New Delhi, June 11 : Prime Minister Manmohan Singh today made a strong pitch for Indo-US civil nuclear deal, and said that the deal will open up new possibilities of cooperation not only with the US but also with other nuclear powers like Russia and France.
He said that without the Indo-US nuclear deal, trade in dual technologies could not become a reality and it is "very important for us to move forward to end this nuclear apartheid that the world has sought to impose on India".
"This nuclear agreement that we signed with the US has run into some difficulties, but it protects our national interest, it protects our capacity to use the nuclear power to protect our strategic interests," he said addressing Indian Foreign Service probationers at his residence.
"At the same time, it opens up new opportunities for civilian cooperation and without that, I think, the trade in dual technologies -- sensitive advanced technologies -- cannot become a reality," the Prime Minister said.
Noting that our domestic politics has prevented us from going ahead, Singh said: "I still continue to hope that we will make progress in the months that lie ahead."
The Left parties, which extend crucial outside support to the government, have been strongly opposing implementation of the deal with the US, arguing that it would compromise the country's security interests and independent foreign policy.
Left parties have warned the government of serious consequences if it implemented the deal and the two sides are currently engaged in talks to end the deadlock.
Singh said by entering into the nuclear deal with the US, his government has sought to give a new dimension to its relationship with Washington.
"It is for the first time we got the US to appreciate that India is a nuclear weapon state, that India has the right to develop nuclear power to protect its strategic interests, and that it is a decision that must be made by the people of India not subject to any international supervision or any international interference," he noted.
The Prime Minister said that despite India not being a signatory to the nuclear Non-proliferation Treaty and New Delhi's refusal to sign the Comprehensive Test Ban Treaty, "there is no pressure from the US on India to sign NPT or any other international arrangement of that sort to enter into nuclear cooperation for civil energy."

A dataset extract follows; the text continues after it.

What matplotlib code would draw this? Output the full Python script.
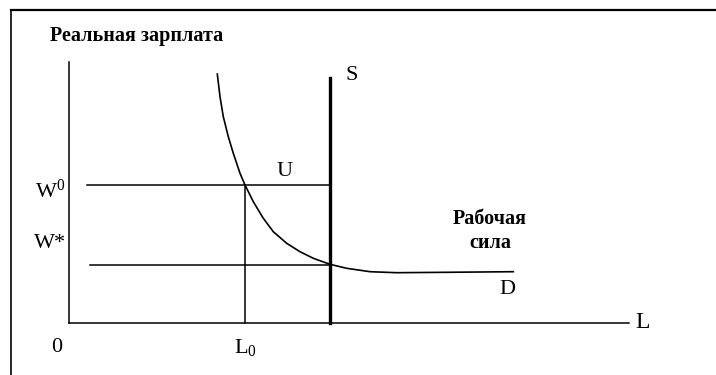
import matplotlib
matplotlib.use("Agg")
import matplotlib.pyplot as plt

plt.rcParams["font.family"] = ["Liberation Serif", "DejaVu Serif"]
plt.rcParams["mathtext.fontset"] = "custom"
plt.rcParams["mathtext.rm"] = "Liberation Serif"
plt.rcParams["mathtext.it"] = "Liberation Serif:italic"

demand_L = [14.83, 15.10, 15.43, 15.93, 16.43, 17.10, 17.60, 18.43, 19.43, 20.43, 21.77,
            23.10, 24.43, 26.10, 27.77, 30.10, 32.77, 37.77, 44.43]
demand_W = [24.90, 22.63, 20.63, 18.63, 16.97, 14.97, 13.80, 12.13, 10.47, 9.13, 7.97,
            7.13, 6.47, 5.87, 5.47, 5.13, 5.03, 5.07, 5.13]

# vertical supply S and the reference levels
supply_L = 26.1
supply_top = 24.5
w_high = 13.8      # W0
w_star = 5.8       # W*
L_zero = 17.6      # L0
w_high_start = 1.8
w_star_start = 2.1
x_axis_end = 56.0
y_axis_top = 26.1

fig = plt.figure(figsize=(7.16, 3.75), dpi=100)
ax = fig.add_axes([0, 0, 1, 1])
ax.set_xlim(-6.9, 64.7)
ax.set_ylim(-5.2, 32.3)
ax.axis("off")

# outer frame (top and left only)
fig.add_artist(plt.Line2D([11 / 716, 1], [1 - 10 / 375] * 2, color="black", lw=1.6))
fig.add_artist(plt.Line2D([11 / 716] * 2, [0, 1 - 10 / 375], color="black", lw=1.2))

# axes
ax.plot([0, x_axis_end], [0, 0], color="black", lw=1.1)
ax.plot([0, 0], [0, y_axis_top], color="black", lw=1.1)

# supply
ax.plot([supply_L, supply_L], [0, supply_top], color="black", lw=2.4)

# wage levels and L0
ax.plot([w_high_start, supply_L], [w_high, w_high], color="black", lw=1.1)
ax.plot([w_star_start, supply_L], [w_star, w_star], color="black", lw=1.1)
ax.plot([L_zero, L_zero], [0, w_high], color="black", lw=1.1)

# demand
ax.plot(demand_L, demand_W, color="black", lw=1.2, solid_joinstyle="round")

fs = 16
ax.text(-1.9, 28.7, "Реальная зарплата", fontsize=14.5, fontweight="bold", ha="left", va="center")
ax.text(28.3, 24.7, "S", fontsize=fs, ha="center", va="center")
ax.text(21.6, 15.2, "U", fontsize=fs, ha="center", va="center")
ax.text(-1.9, 13.2, r"W$^{0}$", fontsize=fs, ha="center", va="center")
ax.text(-1.9, 7.9, "W*", fontsize=fs, ha="center", va="center")
ax.text(-1.2, -2.4, "0", fontsize=fs, ha="center", va="center")
ax.text(L_zero, -2.4, r"L$_{0}$", fontsize=fs, ha="center", va="center")
ax.text(57.4, 0.0, "L", fontsize=17, ha="center", va="center")
ax.text(43.8, 3.3, "D", fontsize=fs, ha="center", va="center")
ax.text(42.1, 9.2, "Рабочая\nсила", fontsize=14.5, fontweight="bold", ha="center", va="center",
        linespacing=1.2)

fig.savefig("out.png", dpi=100)
plt.close(fig)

Singh asked the IFS probationers to develop an Indian perspective on what is happening in our neighbourhood so that it can be used as an analytical tool in making India's foreign policy.
"We live today in an increasingly integrated, globalised world, and the growing interdependence of nations creates new challenges for the management of global economy, global polity and foreign policy is essentially a projection of our national interest abroad," he said.
And therefore the starting point of every good foreign service training must be a thorough grounding of what are our national concerns, what are our national objectives, Singh added.